Discussing the pitfalls of today's media in general, Mr. Peter Kann, chairman and chief executive of Dow Jones, the publishers of Far Eastern Economic Review and Asian Wall Street Journal, observed that exaggerated pessimism is one of the disturbing trends in media today. He noted that while it was essential for journalists to be sceptical and critical, this was a mindset that looked for the worst and found the facts to fit. Even as we appreciate the virtues of press freedom, one tends to agree with him on that score. For, constant projection of negative image of one's country and society can create a negative attitude among the mass. And this attitude would naturally spill over in the individual's personal as well as work life, which might have repercussions on a larger canvas of the national scene.
This is more apparent in India. While every bit of negative news is blown up on the pages of newspapers, the achievements and the positive aspects of the country seldom make news. Consequently the world media too, picks up only the sordid stories, giving a bleak impression of India. Adding to the misery is the sorry state of Indian politics, which plays havoc on the already dilapidated image of the country. The achievements and the virtues are always overshadowed by the negative news of which there is never any dearth in India. Under the circumstances the media has a great role to play in uplifting the nation's image and there by boosting the average Indian's morale which is a very essential ingredient for a nation's progress.
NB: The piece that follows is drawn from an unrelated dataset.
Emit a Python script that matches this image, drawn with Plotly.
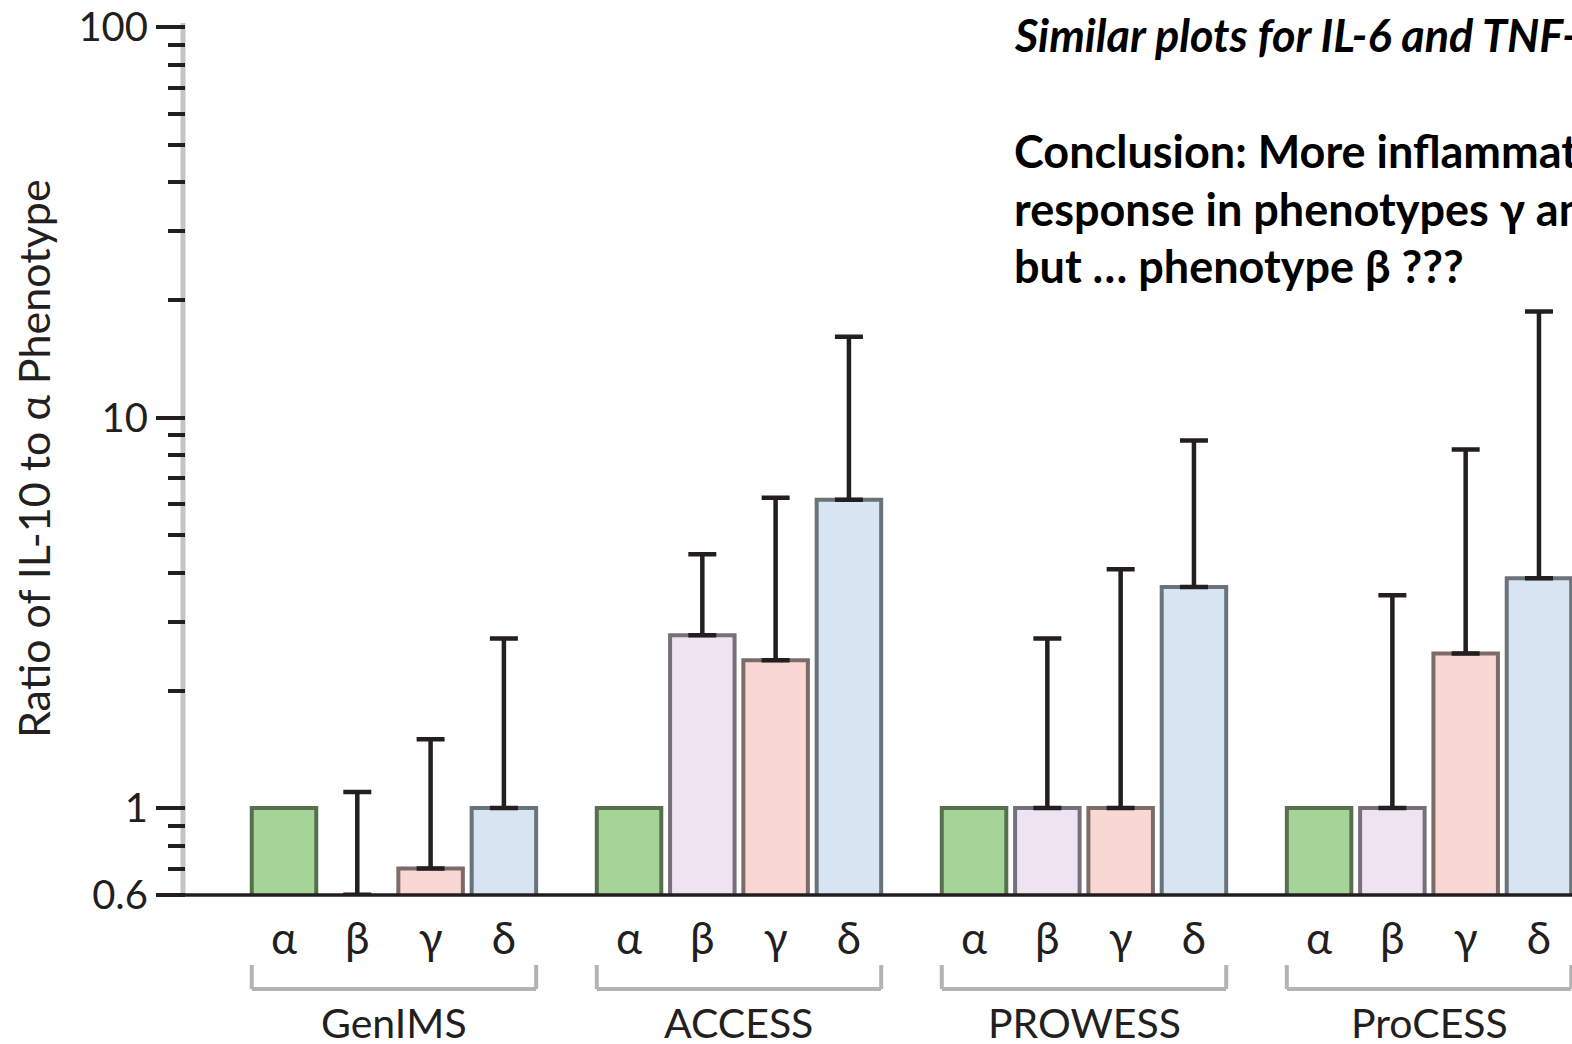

Reflecting on the global society's responsibilities, Former Australian Prime Minister Bob Hawke in his key note address to the convention highlighted the global issues of population explosion and environmental hazards. Emphasising the relationship between these issues and the allocation of resources, he said, " It is a matter of priorities - priorities between the allocation of resources for the destruction of humankind or for creating a socially and environmentally sustainable habitat on this planet.......The global perspective ..... can best be seen in terms of a paradox. ........It is as though we suffer from a collective cerebral dichotomy, with the right hemisphere of the brain working with furious efficiency in matters technological, while the left displays a flaccid incompetence in formulating appropriate social and environmental responses...." Mr. Hawke in his speech hoped that the newspaper industry would address the global concerns seen from a larger perspective - beyond the analyses and reports - and shape intelligent responses to create a better society. And that perhaps renders a peep into the future of newspaper industry.